Tuesday, September 27, 2011

Rats get partly 'robot brain'

A new step in the development to create fully-fledged bionic robots, as scientists have replaced part of the rat brain by a chip, which is supposed to mimic its functions. The synthetic implant, which replaces the part of the brain called cerebellum, appears to be functioning in anesthetized rats. Researchers from Tel Aviv University showed that animals in which the cerebellum was replaced by the chip could be taught a reflex. Normally, the cerebellum is needed to coordinate reflex behavior, showing that the digital brain is functional. A first step in replacing brain material with a 'robot version', and something we might harness for patients with brain damage, for example due to stroke.

In the experiments, rats were anesthesized, whereafter their cerebellum was disabled. The chip is connected to the brain with electrodes, in order to receive and send signals to other parts of the brain. The cerebellum, nicknamed 'small brain' because it is a separate piece of brain tissue at the back of your head, is involved with coordination, timing and precision of movement. Therefore, the scientists tried to teach the unconscious rat a reflex, that requires certain motor skills to test the functionality of the chip. While a sound was being played, a puff of air was blown into the eye of the rat, causing the animal to blink. Because the sound is played at the same time that a puff of air was delivered to the eye, the rats 'learned' to associate the sound with the reflex of blinking. Because the cerebellum was disabled, this showed that the chip can be used to take over functions that are normally attributed to this part of the brain.

Naturally, the cerebellum does more than just help you with blinking your eye. Future generations of the brain chip could be used for more complex motor movement. For this, scientists need to model more parts of the cerebellum. Because the brain structure is relatively simple, this could well be possible. In addition, the chip needs to be tested in a conscious animal, which is likely to be much harder.

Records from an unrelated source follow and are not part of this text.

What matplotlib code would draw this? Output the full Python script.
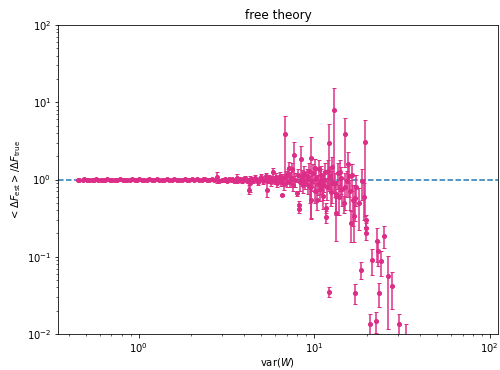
import matplotlib
matplotlib.use('Agg')
import matplotlib.pyplot as plt
import numpy as np

# var(W) vs ratio of estimated to true free energy difference
band_x = [0.45, 0.46, 0.48, 0.49, 0.51, 0.52, 0.54, 0.56, 0.57, 0.59,
          0.61, 0.63, 0.64, 0.66, 0.69, 0.71, 0.73, 0.75, 0.78, 0.81,
          0.84, 0.86, 0.89, 0.92, 0.95, 0.98, 1.01, 1.04, 1.08, 1.12,
          1.15, 1.19, 1.23, 1.27, 1.31, 1.36, 1.40, 1.45, 1.50, 1.55,
          1.60, 1.66, 1.71, 1.77, 1.83, 1.89, 1.95, 2.02, 2.08, 2.15,
          2.22, 2.30, 2.37, 2.45, 2.53, 2.62, 2.70, 2.79, 2.88, 2.97]
band_y = [1.00, 0.99, 1.00, 1.01, 1.00, 0.99, 1.00, 1.00, 1.01, 0.99,
          1.00, 1.00, 0.99, 1.01, 1.00, 1.00, 0.99, 1.00, 1.01, 1.00,
          0.99, 1.00, 1.00, 1.02, 0.99, 1.00, 1.01, 1.00, 0.98, 1.00,
          1.01, 1.00, 0.99, 1.01, 1.00, 1.00, 0.98, 1.01, 1.00, 0.99,
          1.02, 1.00, 1.00, 0.99, 1.01, 1.00, 0.98, 1.02, 1.00, 1.01,
          0.99, 1.00, 1.03, 0.98, 1.00, 1.02, 0.99, 1.08, 0.97, 1.00]
band_err = [0.01, 0.01, 0.01, 0.01, 0.01, 0.01, 0.01, 0.01, 0.01, 0.01,
            0.01, 0.01, 0.01, 0.01, 0.01, 0.01, 0.01, 0.01, 0.01, 0.01,
            0.01, 0.01, 0.01, 0.02, 0.01, 0.01, 0.02, 0.01, 0.02, 0.01,
            0.02, 0.01, 0.02, 0.02, 0.01, 0.02, 0.02, 0.02, 0.01, 0.02,
            0.03, 0.02, 0.02, 0.02, 0.03, 0.02, 0.03, 0.03, 0.02, 0.03,
            0.02, 0.03, 0.04, 0.03, 0.03, 0.04, 0.03, 0.17, 0.04, 0.03]

mid_x = [3.05, 3.12, 3.20, 3.28, 3.35, 3.42, 3.50, 3.58,
         3.62, 3.70, 3.78, 3.86, 3.95, 4.03, 4.12, 4.20,
         4.27, 4.31, 4.40, 4.50, 4.60, 4.70, 4.80, 4.90,
         5.00, 5.10, 5.20, 5.30, 5.37, 5.45, 5.55, 5.65,
         5.75, 5.85, 5.95, 6.05, 6.15, 6.25, 6.35, 6.45,
         6.56, 6.65, 6.75, 6.83, 6.92, 7.00, 7.10, 7.20,
         7.30, 7.40, 7.50, 7.60, 7.72, 7.80, 7.96, 8.05,
         8.18, 8.20, 8.30, 8.46, 8.55, 8.65, 8.80, 8.90]
mid_y = [1.00, 1.02, 0.97, 1.01, 0.99, 1.03, 0.96, 1.00,
         1.05, 0.98, 1.02, 0.95, 1.01, 1.04, 0.97, 1.00,
         0.74, 0.90, 1.03, 0.96, 1.06, 0.99, 0.93, 1.02,
         1.08, 0.95, 1.00, 1.10, 0.74, 0.97, 1.05, 0.92,
         1.03, 1.25, 0.96, 1.08, 0.90, 1.02, 1.12, 0.94,
         0.63, 1.05, 0.88, 3.92, 1.10, 0.93, 1.18, 1.40,
         0.95, 1.06, 1.35, 0.86, 2.07, 1.00, 0.66, 1.15,
         0.47, 0.42, 0.92, 1.82, 1.08, 0.85, 1.20, 0.97]
mid_err = [0.02, 0.03, 0.03, 0.02, 0.04, 0.03, 0.04, 0.03,
           0.14, 0.04, 0.03, 0.05, 0.04, 0.06, 0.04, 0.05,
           0.10, 0.22, 0.05, 0.06, 0.07, 0.05, 0.08, 0.06,
           0.09, 0.07, 0.06, 0.10, 0.15, 0.08, 0.09, 0.10,
           0.08, 0.15, 0.09, 0.12, 0.10, 0.08, 0.14, 0.11,
           0.02, 0.12, 0.15, 2.80, 0.18, 0.14, 0.20, 0.30,
           0.16, 0.18, 0.28, 0.15, 0.95, 0.20, 0.05, 0.22,
           0.05, 0.05, 0.20, 0.90, 0.25, 0.18, 0.30, 0.22]

tail_x = [9.05, 9.20, 9.35, 9.57, 9.60, 9.75, 9.90, 10.05,
          10.2, 10.4, 10.55, 10.7, 10.85, 11.0, 11.2, 11.4,
          11.55, 11.7, 11.7, 11.9, 12.1, 12.1, 12.3, 12.5,
          12.7, 12.9, 13.1, 13.4, 13.6, 13.9, 14.2, 14.5,
          14.7, 15.0, 15.3, 15.6, 15.9, 16.2, 16.4, 16.9,
          17.0, 17.0, 17.3, 17.9, 18.5, 18.8, 19.2, 19.6,
          19.8, 19.8, 19.8,
          9.45, 10.1, 10.9, 11.3, 12.0, 12.6, 13.3, 14.0,
          14.9, 15.8, 16.6]
tail_y = [1.10, 0.85, 1.30, 1.91, 0.55, 0.95, 1.20, 0.70,
          1.05, 0.55, 0.88, 1.35, 0.75, 1.15, 0.62, 0.98,
          1.25, 0.43, 0.33, 0.80, 3.00, 0.0354, 1.10, 0.68,
          1.45, 7.87, 0.90, 0.37, 1.20, 0.60, 1.05, 0.75,
          0.49, 3.84, 0.95, 1.60, 0.70, 0.274, 1.15, 0.334,
          0.57, 0.0344, 0.80, 0.50, 0.068, 0.95, 0.60, 3.09,
          0.296, 0.236, 0.204,
          0.80, 1.40, 1.00, 0.85, 1.30, 0.90, 0.65, 1.25,
          0.80, 1.10, 0.55]
tail_err = [0.25, 0.20, 0.35, 1.60, 0.23, 0.25, 0.40, 0.20,
            0.30, 0.15, 0.25, 0.45, 0.22, 0.35, 0.20, 0.30,
            0.40, 0.06, 0.06, 0.25, 2.30, 0.005, 0.35, 0.22,
            0.50, 7.20, 0.30, 0.21, 0.45, 0.25, 0.40, 0.30,
            0.12, 2.40, 0.35, 0.70, 0.30, 0.12, 0.45, 0.18,
            0.28, 0.010, 0.35, 0.28, 0.017, 0.40, 0.30, 2.75,
            0.05, 0.04, 0.04,
            0.30, 0.45, 0.35, 0.30, 0.50, 0.40, 0.30, 0.55,
            0.40, 0.50, 0.30]

far_x = [20.7, 21.4, 22.6, 22.8, 23.1, 23.5, 24.1, 24.9, 26.4, 27.9, 30.3, 33.4]
far_y = [0.0134, 0.0915, 0.0149, 0.161, 0.117, 0.0344, 0.087, 0.188,
         0.0566, 0.042, 0.0134, 0.008]
far_err = [0.0046, 0.033, 0.0046, 0.075, 0.04, 0.012, 0.03, 0.06,
           0.045, 0.021, 0.0046, 0.0054]

var_w = band_x + mid_x + tail_x + far_x
ratio = band_y + mid_y + tail_y + far_y
ratio_err = band_err + mid_err + tail_err + far_err

fig = plt.figure(figsize=(500 / 72, 370 / 72), dpi=72)
ax = fig.add_axes([58.3 / 500, 36 / 370, 439.4 / 500, 309 / 370])

ax.axhline(1.0, color='tab:blue', linestyle='--', linewidth=1.5)
ax.errorbar(var_w, ratio, yerr=ratio_err, fmt='o', color='#dc2d87',
            markersize=4, elinewidth=1.5, capsize=2)

ax.set_xscale('log')
ax.set_yscale('log')
ax.set_xlim(0.349, 111)
ax.set_ylim(1e-2, 1e2)
ax.set_title('free theory')
ax.set_xlabel(r'var($W$)', labelpad=1)
ax.set_ylabel(r'$<\Delta F_{\rm est}>/\Delta F_{\rm true}$')

fig.savefig('out.png', dpi=72)
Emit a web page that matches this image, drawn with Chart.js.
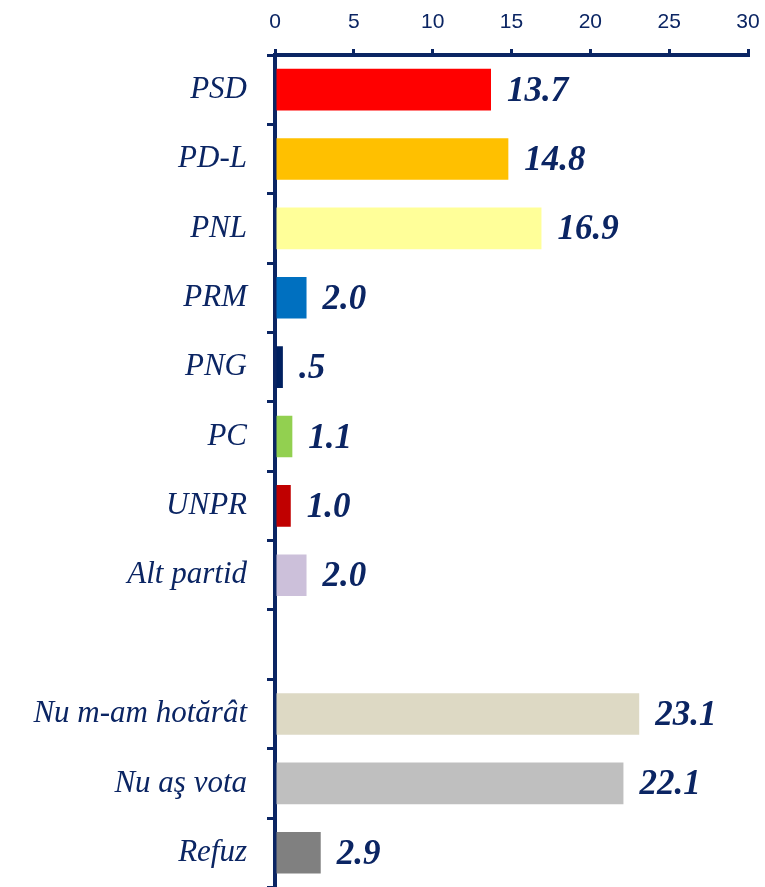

The synthetic brain is an important step in replacing dead brain material with a computer version. Patients that suffered from a stroke often have damage that can not be repaired, as large parts of the brain have been shut down. Replacing dead tissue with a chip can possibly restore brain functions that are often impaired in stroke patients, such as speech, movement, coordination and cognitive functions. Of course, before this is possible, scientists would have to model parts of the cerebrum, the 'big brain', and integrate them into a chip, something that is likely to be decades away.

Would it be possible to replace our brain completely with a computer version? I don't know, but this is certainly a first step.